De vuelta en la superficie de la galería, el mismo artista muestra otra cosmogonía, esta vez articulada con óleo, acrílico, spray y barras de aceite. Entonces despuntan dos cabezas inmensas que se pierden (o se arman) entre líneas y puntos, el desenmascaramiento del Mao de Warhol, la visión carlsaganeana de la urbe y las leyendas mitológicas tachadas o diluidas en la desaparición de la palabra. En esta pequeña retrospectiva de su obra, este santafecino clase ‘76 se abre a preguntas, preocupaciones y contrastes. “La idea es que no fuera una sola serie, aunque también fue parte de la circunstancia”, justifica Lapalma, quien contó esta vez con la curaduría de Cecilia Medina.
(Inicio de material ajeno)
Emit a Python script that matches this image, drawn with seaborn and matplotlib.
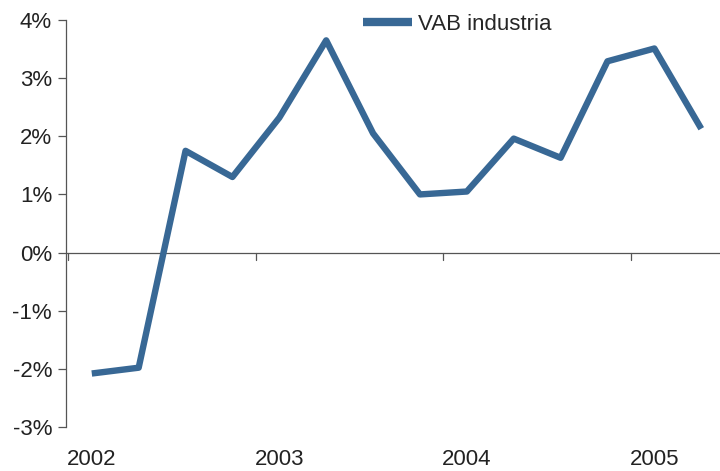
import pandas as pd
import seaborn as sns
import matplotlib.pyplot as plt

# quarterly data 2002Q1 - 2005Q2
quarters = ["2002T1", "2002T2", "2002T3", "2002T4",
            "2003T1", "2003T2", "2003T3", "2003T4",
            "2004T1", "2004T2", "2004T3", "2004T4",
            "2005T1", "2005T2"]
vab_industria = [-2.08, -1.98, 1.75, 1.30,
                 2.32, 3.65, 2.05, 1.00,
                 1.05, 1.96, 1.63, 3.29,
                 3.51, 2.13]
year_labels = ["2002", "2003", "2004", "2005"]
y_ticks = [-3, -2, -1, 0, 1, 2, 3, 4]

df = pd.DataFrame({"pos": range(len(quarters)), "valor": vab_industria})

sns.set_style("white")
plt.rcParams['font.family'] = ['Liberation Sans', 'DejaVu Sans']

fig = plt.figure(figsize=(7.2, 4.71), dpi=100)
ax = fig.add_axes([66 / 720, 1 - 427 / 471, 1 - 66 / 720, 407 / 471])

sns.lineplot(data=df, x="pos", y="valor", ax=ax, color="#386895",
             linewidth=4.6, label="VAB industria")
ax.lines[0].set_solid_capstyle("butt")

ax.set_ylim(-3, 4)
ax.set_xlim(-0.55, 13.4)
ax.set_yticks(y_ticks)
ax.set_yticklabels([f"{t}%" for t in y_ticks], fontsize=16, color="#222222")

# x axis drawn at zero, year boundaries as ticks
for s in ["top", "right", "bottom"]:
    ax.spines[s].set_visible(False)
ax.spines["left"].set_color("#555555")
ax.spines["left"].set_linewidth(0.9)
ax.axhline(0, color="#555555", linewidth=0.9, zorder=1)
ax.set_xticks([])
for b in [-0.5, 3.5, 7.5, 11.5]:
    ax.plot([b, b], [0, -0.13], color="#555555", linewidth=0.9, zorder=1)
for i, lab in enumerate(year_labels):
    ax.text(i * 4, -3.56, lab, ha="center", va="center", fontsize=16,
            color="#222222")

ax.tick_params(axis="y", left=True, length=6, width=0.9, color="#555555", pad=4)
ax.set_xlabel("")
ax.set_ylabel("")

leg = ax.legend(loc="center left", bbox_to_anchor=(0.44, 0.99), frameon=False,
                fontsize=16, handlelength=2.2, handletextpad=0.3, borderaxespad=0)
for h in leg.get_lines():
    h.set_linewidth(6)
    h.set_solid_capstyle("butt")

plt.savefig("out.png", dpi=100)
plt.close()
“Poseer tanta obra es como tener varios discos: en un recital tocás dos temas de cada uno. Acá relato lo que hice en los últimos años y eso desemboca en mi interés más reciente, que son los mitos. La parte cumbiera parece descolgada, pero tiene mucho que ver porque es lo que dejé de hacer en las pinturas, que es usar palabras. Es un camino paralelo. Si bien no soy de la generación del street art, a la hora de pintar lo hago con las leyes de la pintura. Y eso es lo bueno de esto: podés mezclar cosas de 200 años atrás con lo actual.”
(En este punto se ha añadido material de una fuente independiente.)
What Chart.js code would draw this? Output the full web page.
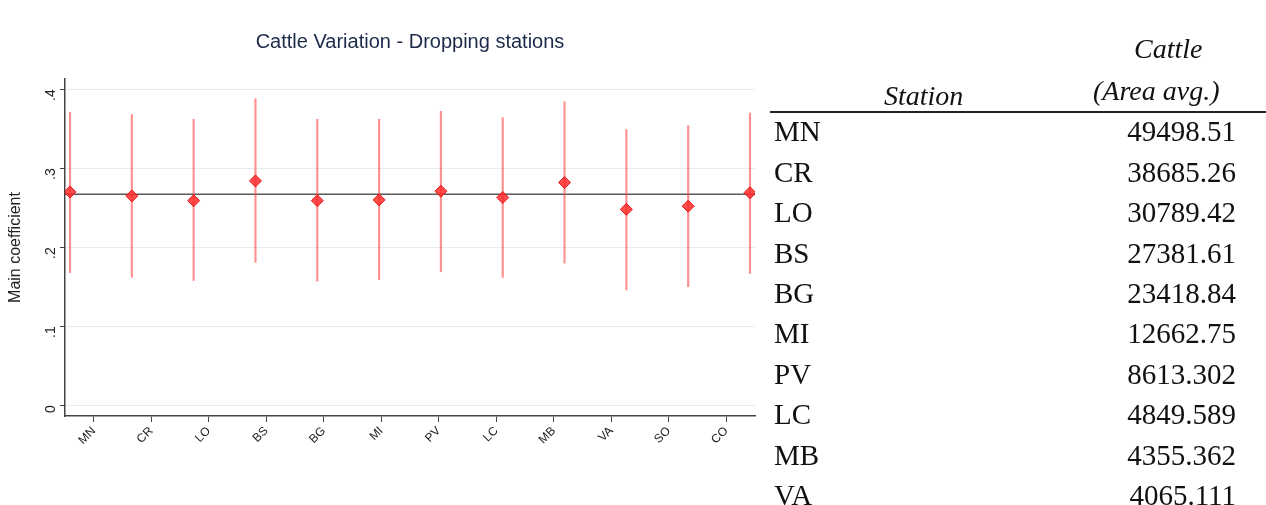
<!DOCTYPE html>
<html><head><meta charset="utf-8">
<script src="https://cdn.jsdelivr.net/npm/chart.js@4.4.1/dist/chart.umd.min.js"></script>
<style>
html,body{margin:0;padding:0;background:#fff;width:1266px;height:505px;overflow:hidden;}
#wrap{position:absolute;left:0;top:0;width:770px;height:505px;}
#tbl{position:absolute;left:0;top:0;width:1266px;height:505px;font-family:"Liberation Serif","Times New Roman",serif;color:#111;pointer-events:none;}
.t{position:absolute;white-space:nowrap;font-size:29px;line-height:29px;height:29px;}
.num{text-align:right;}
.hd{font-style:italic;font-size:28px;}
#rule{position:absolute;left:770px;top:111px;width:496px;height:2px;background:#222;}
</style></head><body>
<div id="wrap"><canvas id="c" width="770" height="505"></canvas></div>
<div id="tbl"><div id="rule"></div></div>
<script>
// ---- data ----
const stations = ['MN','CR','LO','BS','BG','MI','PV','LC','MB','VA','SO','CO'];
const coef   = [0.270,0.265,0.259,0.284,0.259,0.260,0.271,0.263,0.282,0.248,0.252,0.269];
const ciLow  = [0.168,0.162,0.158,0.181,0.157,0.159,0.169,0.162,0.180,0.146,0.150,0.167];
const ciHigh = [0.371,0.368,0.362,0.388,0.362,0.362,0.372,0.364,0.384,0.349,0.354,0.370];
const refLine = 0.267;
const yTicks = [0, 0.1, 0.2, 0.3, 0.4];
const tableStations = ['MN','CR','LO','BS','BG','MI','PV','LC','MB','VA'];
const cattleAvg = ['49498.51','38685.26','30789.42','27381.61','23418.84','12662.75','8613.302','4849.589','4355.362','4065.111'];
const titleText = 'Cattle Variation - Dropping stations';
const yTitle = 'Main coefficient';
const headStation = 'Station';
const headCattle1 = 'Cattle';
const headCattle2 = '(Area avg.)';

// ---- chart ----
const pointData = coef.map((v,i)=>({x:i,y:v}));
const ciData = ciLow.map((v,i)=>({x:i,y:[v,ciHigh[i]]}));
function fmtTick(v){ if (Math.abs(v)<1e-9) return '0'; return v.toFixed(1).replace(/^0/,''); }

const refPlugin = {
  id:'refLine',
  beforeDatasetsDraw(chart){
    const {ctx, chartArea, scales} = chart;
    const y = scales.y.getPixelForValue(refLine);
    ctx.save();
    ctx.strokeStyle = '#5a5a5a';
    ctx.lineWidth = 1.5;
    ctx.beginPath();
    ctx.moveTo(chartArea.left, y);
    ctx.lineTo(chartArea.right, y);
    ctx.stroke();
    ctx.restore();
  }
};

new Chart(document.getElementById('c').getContext('2d'), {
  data:{ datasets:[
    {type:'bar', data:ciData, xAxisID:'xp', yAxisID:'y', backgroundColor:'rgba(255,70,70,0.6)', borderWidth:0, barThickness:1.5, grouped:false, order:2},
    {type:'scatter', data:pointData, xAxisID:'xp', yAxisID:'y', pointStyle:'rectRot', pointRadius:6, pointHoverRadius:6, backgroundColor:'rgba(255,45,45,0.85)', borderColor:'#e61919', borderWidth:1, order:1}
  ]},
  options:{
    animation:false, responsive:false, devicePixelRatio:1,
    layout:{padding:{left:0,right:15,top:0,bottom:19}},
    plugins:{
      legend:{display:false}, tooltip:{enabled:false},
      title:{display:true, text:titleText, fullSize:false, color:'#1c2a4a',
        font:{family:'Liberation Sans', size:20, weight:'normal'}, padding:{top:30,bottom:25}}
    },
    scales:{
      xp:{type:'linear', display:false, offset:false, grid:{offset:false}, min:-0.081, max:11.081},
      x:{type:'category', labels:stations, offset:true, position:'bottom',
        grid:{drawOnChartArea:false, offset:false, tickLength:6, tickColor:'#444'},
        border:{color:'#444', width:1.5},
        ticks:{minRotation:45, maxRotation:45, autoSkip:false, color:'#222', padding:2,
          font:{family:'Liberation Sans', size:12}},
        afterFit(s){ s.height = 70; }
      },
      y:{type:'linear', min:-0.0136, max:0.413,
        afterBuildTicks(s){ s.ticks = yTicks.map(v=>({value:v})); },
        grid:{color:'#e3ecef', tickColor:'#444', tickLength:5, lineWidth:1},
        border:{color:'#444', width:1.5},
        ticks:{minRotation:90, maxRotation:90, color:'#222', padding:9,
          font:{family:'Liberation Sans', size:14}, callback:(v)=>fmtTick(v)},
        title:{display:true, text:yTitle, color:'#222', padding:{top:6,bottom:0},
          font:{family:'Liberation Sans', size:16}},
        afterFit(s){ s.width = 65; }
      }
    }
  },
  plugins:[refPlugin]
});

// ---- table ----
const tbl = document.getElementById('tbl');
function addText(txt, cls, style){
  const d = document.createElement('div');
  d.className = 't ' + cls;
  d.textContent = txt;
  Object.assign(d.style, style);
  tbl.appendChild(d);
  return d;
}
const hs = addText(headStation, 'hd', {top:'81px', left:'0px'});
const hc1 = addText(headCattle1, 'hd', {top:'34px', left:'0px'});
const hc2 = addText(headCattle2, 'hd', {top:'76px', left:'0px'});
function centerAt(el, cx){ el.style.left = (cx - el.offsetWidth/2) + 'px'; }
centerAt(hs, 923.5); centerAt(hc1, 1168); centerAt(hc2, 1156);
tableStations.forEach((s,i)=>{
  const top = 132 + 40.4*i - 14.7;
  addText(s, '', {top: top+'px', left:'774px'});
  addText(cattleAvg[i], 'num', {top: top+'px', right:'30px'});
});
</script>
</body></html>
En su estudio en La Fábrica, espacio cultural ubicado en San Telmo que albergó las salas de ensayo de bandas como Morbo y Mambo, Mompox, Banda de Turistas, Las Kellis y Nairobi, Lapalma parece un indie más. “La mayoría de mis amigos son músicos”, reconoce. Y no sólo eso: su dedicación a tiempo completo en las artes visuales se la debe a la música: “Entre 2002 y 2009 tuve un local de jazz en Santa Fe, llamado Living 33”, evoca quien en su primera visita al Museo Nacional de Bellas Artes, deslumbrado por los cuadros de Antonio Seguí y El Greco, sintió que podía pintar. “Tras un año y medio, vino un montón de gente a pedirme fechas: desde la agencia de DJs más importante hasta Almafuerte, y en el medio me iba a la oficina a pintar. Al final, terminé vendiendo el bar porque sabía que me iba a dedicar a esto”, reseña. Así llegó a Buenos Aires: “Pensaba ir a Río de Janeiro, pero terminé acá. Cierta tranquilidad me aburre, por eso me muevo. Pertenezco a una generación a la que le interesaba saber qué pensaba o leían los artistas. Soy un resabio de todo eso”.

* La exhibición Los acontecimientos que no interesan sino al espíritu, de Martín Lapalma, estará abierta al público hasta el 12 de octubre en Espacio Cavallero, Ortega y Gasset 1957.